There are recent signs that China is shifting its position. China’s UN delegation presented the document “The Operation of the HYSY 981 Drilling Rig – Vietnam’s Provocation and China’s Position” to UN Secretary-General Ban Ki-moon, and asked for this document to be circulated among all UN members. Meanwhile, Japan and China are entangled in verbal accusations over some close calls involving aircraft over the East China Sea. In response, China released a video clip which shows that the Japanese F-15 jets flew abnormally close to a Chinese Tu-154, although this may not stop this on-going technical brawl over the exact distances involved.
The point is that as long as the tension endures, China’s “reactive assertiveness” sooner or later must evolve into a more proactive approach. It is still not clear yet whether China has decided to take a more comprehensive or even more risky approach to counter challenges in both the East and South China Seas. However, China does not seem to have much strategic room to maneuver while staying strictly within its preferred bilateral approach to solving territorial disputes. This can also be observed through the PLA’s increasing involvement, especially in the South China Sea disputes. At this moment, China may particularly need a boost from international public opinion.
Although more proactively and more comprehensively publicizing the disputes to the international community may win China a certain degree of understanding or even support, there is also a risk. Such a move may indirectly help to further extend and internationalize the disputes, which is exactly what China has previously expressed concern about. Besides, China also needs to account for a certain preconception in world politics: that a rising state (quite often a great power) will see disputes with its smaller neighbors as opportunities to extend its growing power.

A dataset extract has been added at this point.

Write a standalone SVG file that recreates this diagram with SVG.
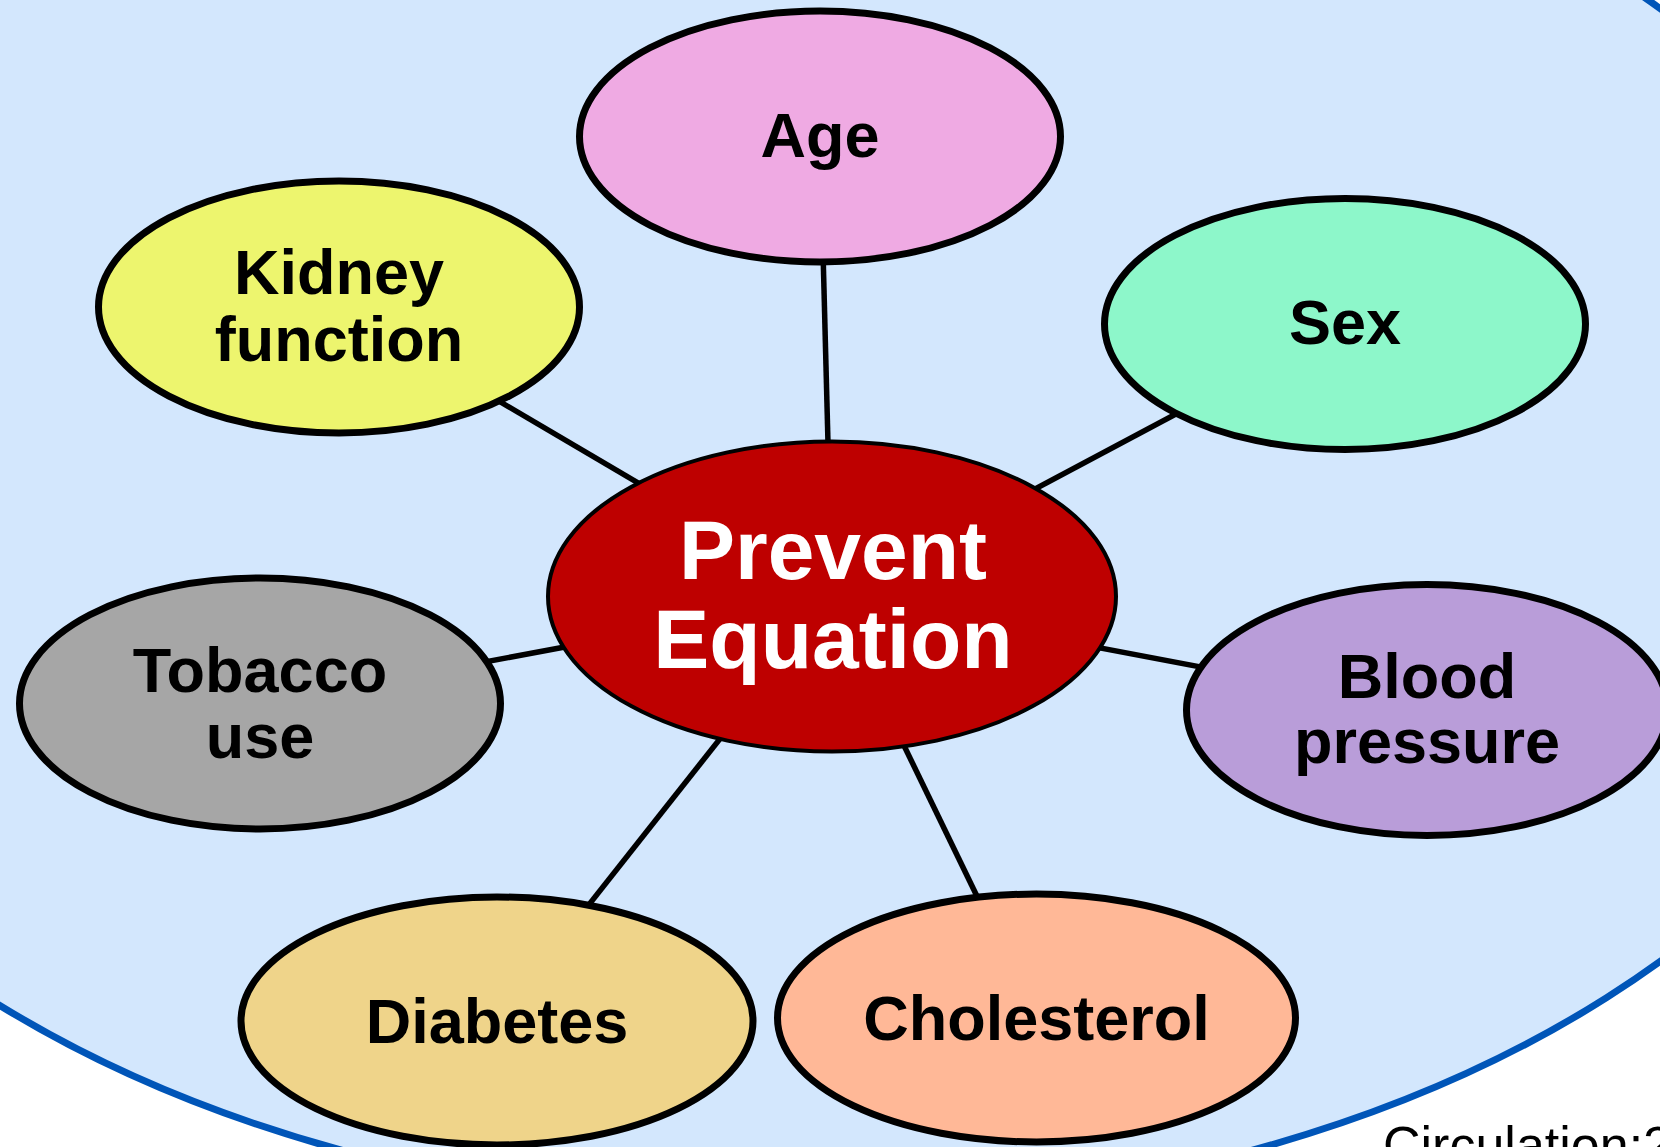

*Update: A representative of Stephen Orlins has told The Diplomat that Orlins was misquoted in the People’s Daily article, and that his position is as follows: “We need to analyze each individual incident to determine which country changed the status quo. In the Diao Yu Islands, Japan clearly changed the 40-year status quo when the Japanese government purchased the islands. China could have defined the change as a minor meaningless change but instead chose to define it as a major change and reacted strongly. Each incident with the Philippines and Vietnam needs to be analyzed but China is not at fault in all of the instances. It has reacted (many would say over-reacted) strongly to what it considers provocations.”